Still, the camaraderie was strong among the cast. Clarkson calls the experience “one in a million,” partly because of the caliber of the other actors and partly because of Potter’s intense attention to detail.

The director doesn’t have a chair on set, instead preferring to stay close to the actors and be as physically present as possible, always moving. Her goal is to find a way to get each actor to the right place, whether it’s by talking a scene out, offering specific direction or simply by listening.

“We all had these individual journeys,” Clarkson says. “And that’s, I think, the beauty of this film. We’re true to the array of characters. It’s a cacophony, but you can hear the separate sounds. I think that’s a tribute to Sally and just how well-written each character is.” She adds, “It taught me on a craft level as an actor to be fearless. It just took me to a different place as an actress. It was quite different from all the things I’ve done. And that’s what I hope to do, to be open to new possibilities.”

Advertisement

Although “The Party” was conceived over three years ago, there is a striking relevance in its discussion of healthcare. In Britain, the NHS is revered for its all-inclusive approach, which ensures that every resident receives healthcare without insurance or extra fees.

The film doesn’t take a particular stance on whether the NHS is working (President Trump recently came under fire for disparaging the system), but it does raise contradictions and pose questions. The discussion of the NHS and universal healthcare doesn’t exclude American viewers. It actually makes the film even more timely.

“I’m aware that healthcare is a massive, massive issue for everyone in the States,” Potter says. “It shapes itself slightly differently, but in a way it’s the same argument: Healthcare as a right vs. healthcare for money.
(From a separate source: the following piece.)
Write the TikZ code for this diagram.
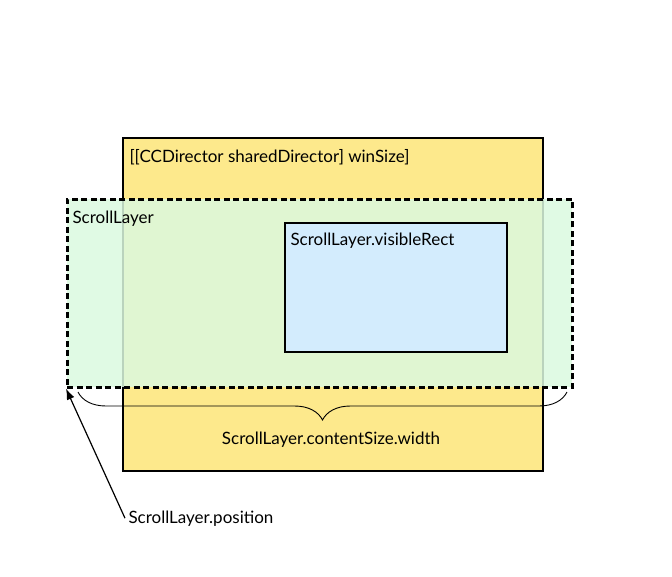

I knew it was a risk to make something that was so specific and local to the U.K. in many ways. But I also knew that to some degree, the more specific and local you can make something the more universal it becomes.”

She adds, regarding whether the film will resonate with a global audience, “It’s a mistake to think that people only want to see themselves onscreen. People have a natural, innate curiosity to see people who are not like them, who are different, who have a different struggle. It’s illuminating. It’s rewarding. You don’t just want to look in the mirror when you go to the cinema. The world is much more interesting than that.”

In some ways, “The Party” is a risky endeavor in 2018. It’s black and white, free of special effects and ends on a surprisingly violent note. It emphasizes language over action, and in its terse 71 minutes much of our reality is questioned. It’s the sort of movie that lingers, which for Potter is the exact power of independent cinema.

“What an independent film can do is engage the viewer in a more collaborative way and a more active way and perhaps a more respectful way and certainly in a more intimate way,” she says. “But then I’ve never been offered to direct a James Bond or a Star Wars. It would be an interesting challenge, wouldn’t it? Instead I’ve had to create my own world.

Advertisement

“Nobody was going to give me the passport or the ticket or the job offer. It didn’t happen. I’ve created my own cinema, and that is also amazing because within that I have complete freedom and total control. I need the money to do it, but its failures are my own. There’s nobody breathing down my neck making me do it differently. There’s something to be said for that.”